Graphs are based on visualization tools provided by Google (motionchart and maps) or based on D3.js (chronogram). Details about Google visualizations can be found here. Information on D3.js is provided here. Analyses and recoding procedures were done with STATA. All codes are avaialble on request.
Baumgarten, M., Siemiatycki, J., & Gibbs, G. W. (1983). Validity of Work Histories Obtained by Interview for Epidemiologic Purposes. American Journal of Epidemiology, 118(4), 583-591.
Berney, L. R., & Blane, D. B. (1997). Collecting retrospective data: Accuracy of recall after 50 years judged against historical records.

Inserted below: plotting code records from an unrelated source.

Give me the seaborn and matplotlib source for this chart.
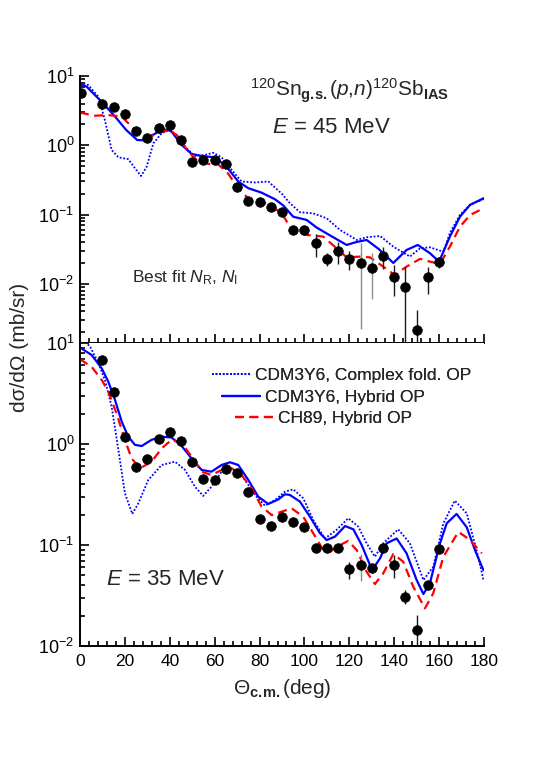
import numpy as np
import pandas as pd
import matplotlib
matplotlib.use("Agg")
import matplotlib.pyplot as plt
from matplotlib.ticker import MultipleLocator, LogLocator, NullFormatter
import seaborn as sns

sns.set_theme(style="ticks")
plt.rcParams["font.family"] = ["Liberation Sans", "DejaVu Sans"]
plt.rcParams["mathtext.fontset"] = "custom"
plt.rcParams["mathtext.rm"] = "Liberation Sans"
plt.rcParams["mathtext.it"] = "Liberation Sans:italic"
plt.rcParams["mathtext.bf"] = "Liberation Sans:bold"

# ---- E = 45 MeV: data ----
ang_45 = [0.5, 10, 15, 20, 25, 30, 35, 40, 45, 50, 55, 60, 65, 70, 75, 80,
          85, 90, 95, 100, 105, 110, 115, 120, 125, 130, 135, 140, 145, 150, 155, 160]
xs_45 = [5.7, 3.9, 3.53, 2.86, 1.61, 1.29, 1.78, 1.94, 1.18, 0.569, 0.614, 0.614,
         0.532, 0.253, 0.157, 0.153, 0.130, 0.110, 0.0593, 0.0593, 0.0385, 0.0231,
         0.0301, 0.0229, 0.0202, 0.0171, 0.0255, 0.0127, 0.00893, 0.00216, 0.01245, 0.0209]
err_45 = [0.3, 0.2, 0.18, 0.15, 0.09, 0.07, 0.09, 0.1, 0.07, 0.03, 0.04, 0.04,
          0.04, 0.02, 0.012, 0.012, 0.015, 0.014, 0.0075, 0.0075, 0.014, 0.005,
          0.0105, 0.0072, 0.018, 0.011, 0.009, 0.006, 0.0088, 0.002, 0.0053, 0.0038]
errc_45 = ["k"] * 24 + ["#8c8c8c", "#8c8c8c"] + ["k"] * 6

# CDM3Y6, complex folded OP
cf_ang_45 = [0, 3.7, 8.2, 11.1, 14.1, 17.1, 21.5, 24.5, 27.2, 29.7, 32.7, 36.4, 39.4,
             43.1, 46.8, 51.2, 55.7, 59.4, 63.1, 67.6, 72, 78, 83.9, 89.9, 93.5, 98,
             103.9, 109.9, 115.8, 123.3, 127.7, 133.7, 139.6, 147, 151.5, 155.9,
             161.9, 164.8, 169.3, 173.8, 180]
cf_val_45 = [8.0, 7.4, 5.0, 2.3, 0.855, 0.67, 0.63, 0.466, 0.36, 0.49, 1.07, 1.49, 1.66,
             1.41, 0.95, 0.70, 0.725, 0.78, 0.67, 0.44, 0.30, 0.29, 0.30, 0.20, 0.146, 0.108,
             0.104, 0.0885, 0.060, 0.043, 0.047, 0.049, 0.0344, 0.0247, 0.0326, 0.0337,
             0.029, 0.054, 0.099, 0.138, 0.168]
# CDM3Y6, hybrid OP
hy_ang_45 = [0, 3, 10.4, 15.6, 20.6, 25.5, 28.5, 31, 37, 40.5, 45.3, 49.7, 54.2, 60.1,
             65.3, 70.5, 75, 80.9, 86.9, 90.6, 95, 101, 105.4, 111.4, 118.8, 123, 127.7,
             133, 139.6, 145.5, 150.5, 155.9, 160, 164.8, 169.3, 173.8, 180]
hy_val_45 = [7.6, 7.0, 4.0, 2.6, 1.66, 1.19, 1.18, 1.33, 1.70, 1.62, 1.01, 0.75, 0.70, 0.67,
             0.49, 0.30, 0.24, 0.207, 0.166, 0.135, 0.093, 0.0836, 0.065, 0.050, 0.0364, 0.040,
             0.043, 0.032, 0.0200, 0.0308, 0.0364, 0.0277, 0.0209, 0.048, 0.0933, 0.138, 0.173]
# CH89, hybrid OP
ch_ang_45 = [0, 6.7, 12.6, 18.6, 23, 27.5, 31.9, 36.4, 40.1, 43.8, 48.2, 52.7, 57.1, 61.6,
             66, 70.5, 75, 80.9, 86.9, 90.6, 95, 101, 108.4, 114.3, 118.8, 124.7, 129.2,
             135.1, 140.3, 145.5, 151.5, 155.9, 160.4, 164.8, 169.3, 173.8, 180]
ch_val_45 = [2.96, 2.67, 2.73, 2.59, 1.86, 1.44, 1.36, 1.55, 1.66, 1.33, 0.81, 0.58, 0.54, 0.53,
             0.39, 0.24, 0.17, 0.153, 0.123, 0.095, 0.0567, 0.0508, 0.048, 0.0326, 0.0241, 0.0247,
             0.0241, 0.0177, 0.0134, 0.0177, 0.0229, 0.0209, 0.0194, 0.0344, 0.0668, 0.0986, 0.124]

# ---- E = 35 MeV: data ----
ang_35 = [10, 15, 20, 25, 30, 35, 40, 45, 50, 55, 60, 65, 70, 75, 80, 85, 90, 95,
          100, 105, 110, 115, 120, 125, 130, 135, 140, 145, 150, 155, 160]
xs_35 = [6.8, 3.3, 1.16, 0.597, 0.705, 1.11, 1.32, 1.07, 0.66, 0.447, 0.44, 0.565,
         0.513, 0.337, 0.181, 0.155, 0.19, 0.170, 0.150, 0.094, 0.0927, 0.0927, 0.0574,
         0.0634, 0.0588, 0.0927, 0.0634, 0.0308, 0.0144, 0.0402, 0.0912]
err_35 = [0.3, 0.15, 0.05, 0.03, 0.03, 0.05, 0.06, 0.05, 0.03, 0.02, 0.02, 0.025,
          0.025, 0.015, 0.015, 0.015, 0.01, 0.01, 0.008, 0.008, 0.007, 0.007, 0.011,
          0.019, 0.006, 0.007, 0.016, 0.005, 0.006, 0.004, 0.006]
errc_35 = ["k"] * 23 + ["#8c8c8c"] + ["k"] * 7

cf_ang_35 = [0, 4.5, 8.2, 11.1, 14.1, 17.1, 20, 23.3, 26, 30.4, 36.4, 42.3, 46.8, 51.2,
             54.9, 58.6, 63.1, 67.6, 72, 78, 82.4, 86.9, 91.3, 95, 99.5, 103.9, 109.1,
             114.3, 119.5, 124, 127.7, 131.4, 135.1, 141.8, 147, 153, 157.4, 161.9, 167,
             172.3, 176.7, 179.7]
cf_val_35 = [11.5, 9.2, 6.3, 4.3, 2.34, 0.873, 0.325, 0.203, 0.259, 0.44, 0.62, 0.668, 0.553,
             0.378, 0.306, 0.378, 0.532, 0.574, 0.493, 0.313, 0.245, 0.279, 0.337, 0.356,
             0.29, 0.177, 0.116, 0.141, 0.184, 0.152, 0.104, 0.0766, 0.104, 0.143, 0.104,
             0.045, 0.061, 0.164, 0.275, 0.206, 0.089, 0.0457]
hy_ang_35 = [0, 5.2, 9.7, 12.6, 15.6, 18.6, 21.5, 24.5, 27.5, 31.9, 36.4, 40.8, 45.3, 49.7,
             54.2, 58.6, 63.1, 66.8, 70.5, 75, 79.4, 83.9, 88.4, 91.3, 93.5, 98, 102.5,
             106.9, 109.9, 113.6, 118.1, 121.8, 125.5, 129.2, 130.7, 133.7, 136.6, 141.1,
             145.5, 150, 153, 155.9, 160.4, 163.4, 167.8, 172.3, 176, 179.7]
hy_val_35 = [9.0, 7.6, 5.6, 4.14, 2.73, 1.66, 1.18, 0.98, 0.955, 1.1, 1.18, 1.16, 0.955, 0.72,
             0.553, 0.532, 0.62, 0.659, 0.62, 0.44, 0.301, 0.255, 0.283, 0.318, 0.313, 0.269,
             0.19, 0.131, 0.112, 0.121, 0.154, 0.143, 0.1, 0.0634, 0.0588, 0.0738, 0.104,
             0.116, 0.0828, 0.045, 0.0327, 0.0418, 0.104, 0.164, 0.203, 0.15, 0.089, 0.0565]
ch_ang_35 = [0, 5.2, 9.7, 12.6, 16.3, 20, 23, 26.7, 31.9, 36.4, 40.8, 45.3, 49.7, 54.2,
             58.6, 63.1, 67.6, 72, 76.5, 80.9, 85.4, 89.9, 94.3, 99.5, 103.9, 108.4, 111.4,
             115.1, 119.5, 123.3, 127.7, 131.4, 135.1, 139.6, 144, 148.5, 153.7, 157.4,
             161.9, 168.6, 173.8, 179]
ch_val_35 = [6.9, 5.8, 4.3, 3.3, 2.0, 1.1, 0.72, 0.574, 0.668, 0.906, 1.1, 1.02, 0.75, 0.532,
             0.493, 0.553, 0.574, 0.493, 0.364, 0.24, 0.198, 0.214, 0.231, 0.19, 0.131, 0.089,
             0.0859, 0.0977, 0.11, 0.089, 0.0544, 0.0411, 0.0524, 0.0815, 0.0684, 0.0386,
             0.0236, 0.0333, 0.0766, 0.135, 0.112, 0.0828]

labels = ["CDM3Y6, Complex fold. OP", "CDM3Y6, Hybrid OP", "CH89, Hybrid OP"]
BLUE, RED = "#0000ff", "#ff0000"

fig = plt.figure(figsize=(5.38, 7.63), dpi=100)
ax1 = fig.add_axes([0.1487, 0.5505, 0.7509, 0.3499])
ax2 = fig.add_axes([0.1487, 0.1533, 0.7509, 0.3972])


def draw_panel(ax, ang, xs, err, errc, curves):
    (ca, cv), (ha, hv), (ra, rv) = curves
    sns.lineplot(x=ca, y=cv, ax=ax, color=BLUE, lw=1.3, linestyle=(0, (1, 1)), label=labels[0])
    sns.lineplot(x=ha, y=hv, ax=ax, color=BLUE, lw=1.6, label=labels[1])
    sns.lineplot(x=ra, y=rv, ax=ax, color=RED, lw=1.6, linestyle=(0, (4, 2.5)), label=labels[2])
    ang = np.array(ang)
    xs = np.array(xs)
    err = np.array(err)
    ax.vlines(ang, np.clip(xs - err, 1e-5, None), xs + err, colors=errc, lw=1.0, zorder=4)
    sns.scatterplot(x=ang, y=xs, ax=ax, color="black", s=48, edgecolor="black",
                    linewidth=0.5, zorder=5)
    ax.set_yscale("log")
    ax.set_xlim(0, 180)
    ax.xaxis.set_major_locator(MultipleLocator(20))
    ax.xaxis.set_minor_locator(MultipleLocator(4))
    ax.yaxis.set_major_locator(LogLocator(base=10))
    ax.yaxis.set_minor_locator(LogLocator(base=10, subs=np.arange(2, 10)))
    ax.yaxis.set_minor_formatter(NullFormatter())
    ax.tick_params(which="both", direction="in", width=1.2, colors="black",
                   top=False, right=False)
    ax.tick_params(which="major", length=6.5)
    ax.tick_params(which="minor", length=3.5)
    ax.tick_params(axis="y", labelsize=13, pad=4)
    ax.tick_params(axis="x", labelsize=12.5, pad=6)
    ax.spines["top"].set_visible(False)
    ax.spines["right"].set_visible(False)
    for s in ("left", "bottom"):
        ax.spines[s].set_linewidth(1.4)
        ax.spines[s].set_color("black")
    ax.set_xlabel("")
    ax.set_ylabel("")
    ax.legend().remove()


draw_panel(ax1, ang_45, xs_45, err_45, errc_45,
           [(cf_ang_45, cf_val_45), (hy_ang_45, hy_val_45), (ch_ang_45, ch_val_45)])
ax1.set_ylim(1.4e-3, 10)
ax1.tick_params(axis="x", labelbottom=False)

draw_panel(ax2, ang_35, xs_35, err_35, errc_35,
           [(cf_ang_35, cf_val_35), (hy_ang_35, hy_val_35), (ch_ang_35, ch_val_35)])
ax2.set_ylim(1e-2, 10)

# one legend row per model, each row indented like the original
handles = ax2.lines[:3]
row_anchor = [(0.3935, 0.5085), (0.4121, 0.4793), (0.4368, 0.4518)]
for h, lab, (bx, by) in zip(handles, labels, row_anchor):
    leg = fig.legend([h], [lab], loc="center left", bbox_to_anchor=(bx, by),
                     bbox_transform=fig.transFigure, frameon=False, fontsize=12.5,
                     handlelength=2.2, handletextpad=0.3, borderpad=0, borderaxespad=0)
    fig.add_artist(leg)

fig.text(0.4647, 0.8729,
         r"$^{120}$Sn$_{\mathbf{g.\!s.}}$($p$,$n$)$^{120}$Sb$_{\mathbf{IAS}}$",
         fontsize=15, ha="left", va="baseline")
fig.text(0.5056, 0.8257, r"$E$ = 45 MeV", fontsize=16, ha="left", va="baseline")
fig.text(0.2454, 0.6304, r"Best fit $N_{\mathrm{R}}$, $N_{\mathrm{I}}$", fontsize=12.5,
         ha="left", va="baseline")
fig.text(0.197, 0.2333, r"$E$ = 35 MeV", fontsize=16, ha="left", va="baseline")
fig.text(0.037, 0.545, "dσ/dΩ (mb/sr)", fontsize=15, rotation=90, ha="center", va="center")
fig.text(0.524, 0.098, r"Θ$_{\mathbf{c.\!m.}}$(deg)", fontsize=15, ha="center", va="center")

fig.savefig("out.png", dpi=100)
plt.close(fig)
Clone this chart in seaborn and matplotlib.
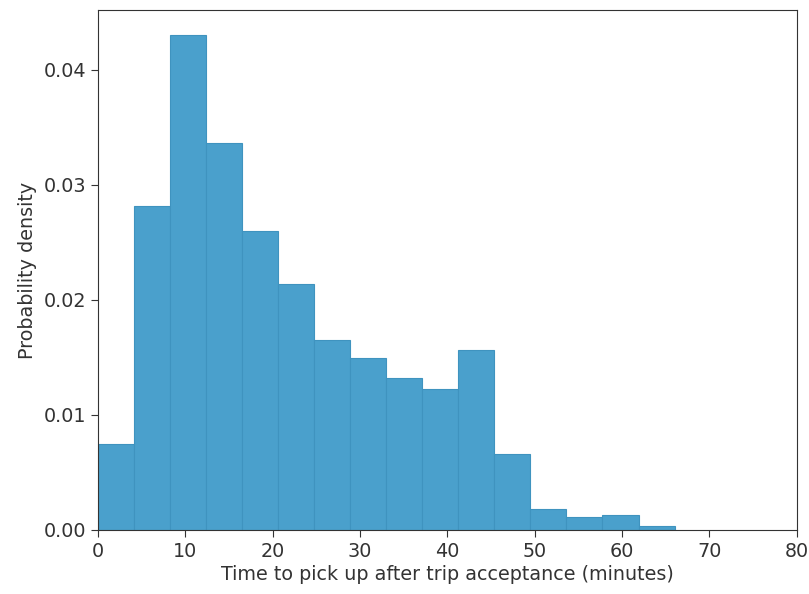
import numpy as np
import pandas as pd
import matplotlib
matplotlib.use("Agg")
import matplotlib.pyplot as plt
import seaborn as sns

bin_width = 4.125
bin_edges = [round(i * bin_width, 4) for i in range(17)]
densities = [0.00748, 0.02817, 0.0430, 0.03365, 0.0260, 0.02139, 0.01652, 0.01496,
             0.01322, 0.01226, 0.01565, 0.00661, 0.00183, 0.00113, 0.0013, 0.00035]
x_ticks = [0, 10, 20, 30, 40, 50, 60, 70, 80]
y_ticks = [0.00, 0.01, 0.02, 0.03, 0.04]

centers = [(bin_edges[i] + bin_edges[i + 1]) / 2 for i in range(len(densities))]
df = pd.DataFrame({"time": centers, "density": densities})

plt.rcParams["font.family"] = ["DejaVu Sans"]
fs = 13.8

fig = plt.figure(figsize=(8.09, 5.94), dpi=100)
ax = fig.add_axes([0.121, 0.108, 0.864, 0.875])

sns.histplot(data=df, x="time", weights="density", bins=bin_edges, stat="count",
             color="#4aa0cc", alpha=1.0, edgecolor="#3f93bf", linewidth=0.8, ax=ax)

ax.set_xlim(0, 80)
ax.set_ylim(0, 0.0452)
ax.set_xticks(x_ticks)
ax.set_yticks(y_ticks)
ax.set_yticklabels([f"{v:.2f}" for v in y_ticks])
ax.set_xlabel("Time to pick up after trip acceptance (minutes)", fontsize=fs, color="#333333", labelpad=3)
ax.set_ylabel("Probability density", fontsize=fs, color="#333333", labelpad=5)
ax.tick_params(labelsize=fs, length=5, colors="#333333")
for s in ax.spines.values():
    s.set_color("#333333")

fig.savefig("out.png", dpi=100)
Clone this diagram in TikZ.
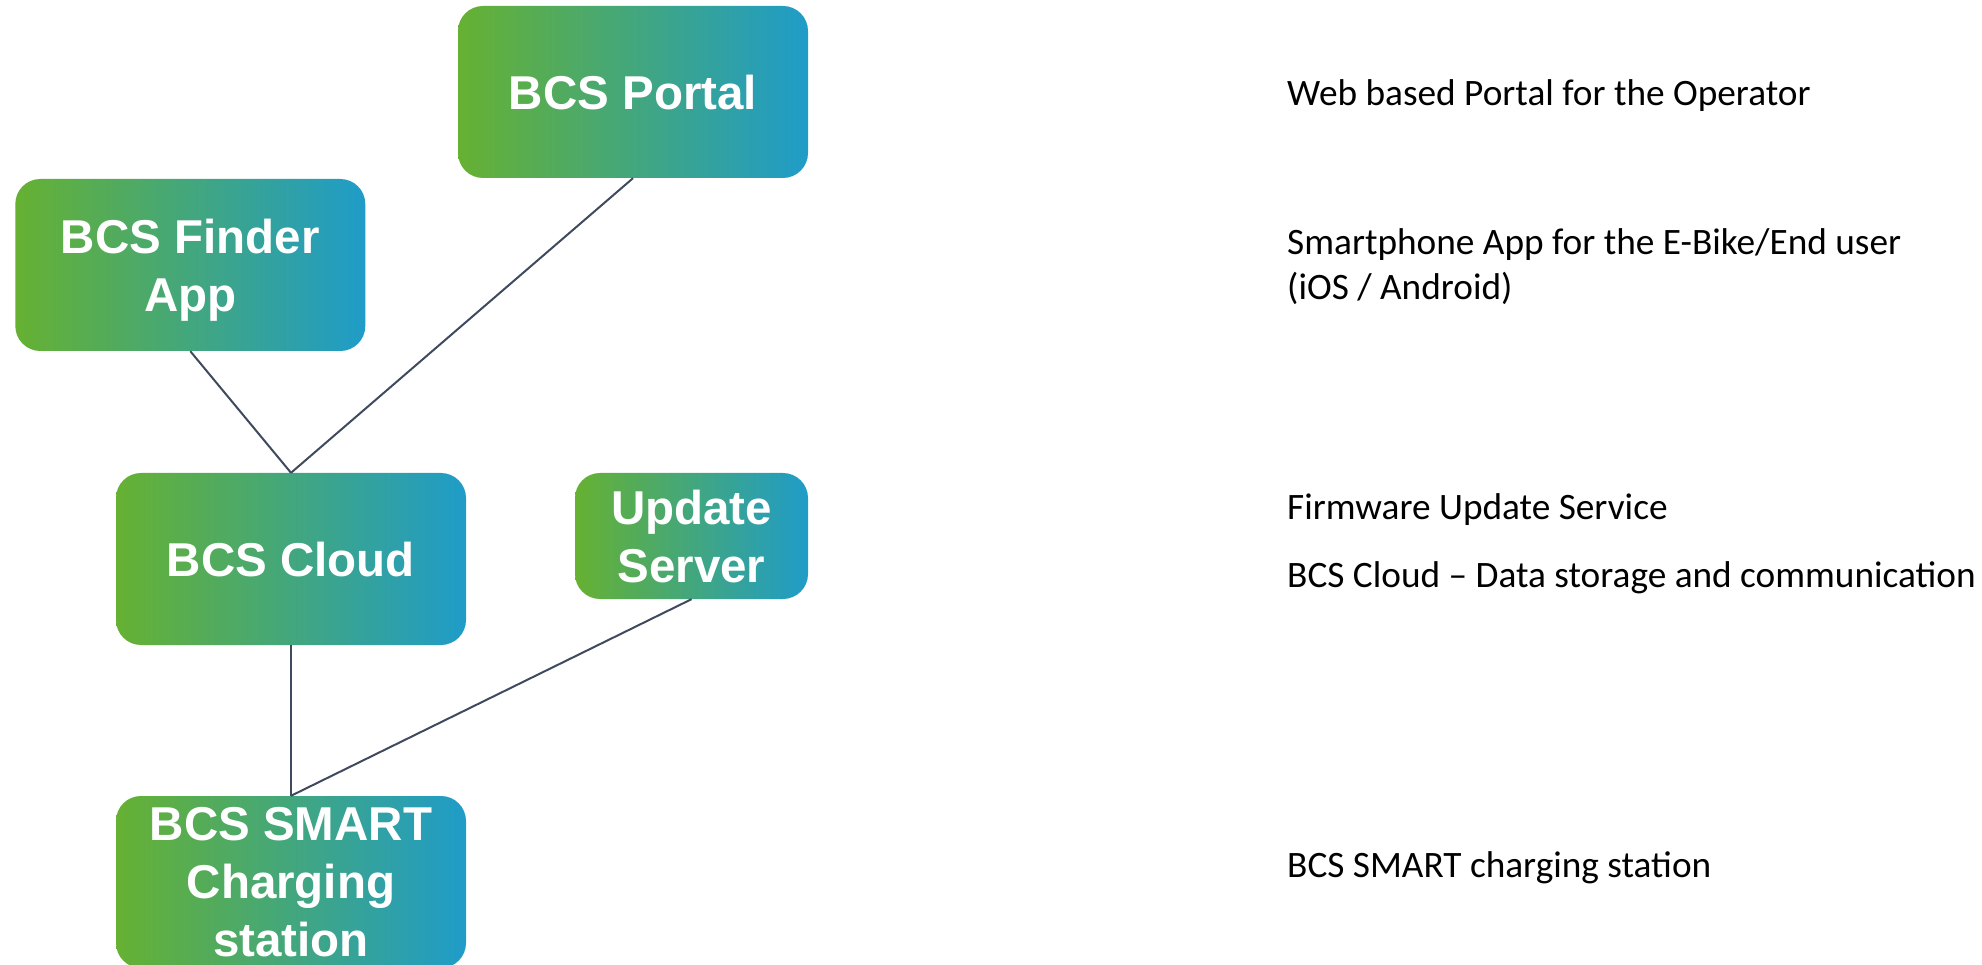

Social Science & Medicine, 45(10), 1519-1525. doi: Doi 10.1016/S0277-9536(97)00088-9
Blane, D. B. (1996). Collecting retrospective data: Development of a reliable method and a pilot study of its use. Social Science & Medicine, 42(5), 751-757. doi: Doi 10.1016/0277-9536(95)00340-1
Bourbonnais, R., Meyer, F., & Theriault, G. (1988). Validity of Self Reported Work History. British Journal of Industrial Medicine, 45(1), 29-32.
Havari, E., & Mazzona, F. (2011). Can we trust older people's statements on their childhood circumstances? Evidence from SHARELIFE. SHARE Working Paper Series(05-2011).
Scholes, S., Medina, J., Cheshire, H., Cox, K., Hacker, E., & Lessof, C. (2009). Living in the 21st century: older people in England. The 2006 English Longitudinal Study of Ageing Technical Report. London.
Schröder, M. (2011). Retrospective Data Collection in the Survey of Health, Ageing and Retirement in Europe. SHARELIFE Methodology. Mannheim.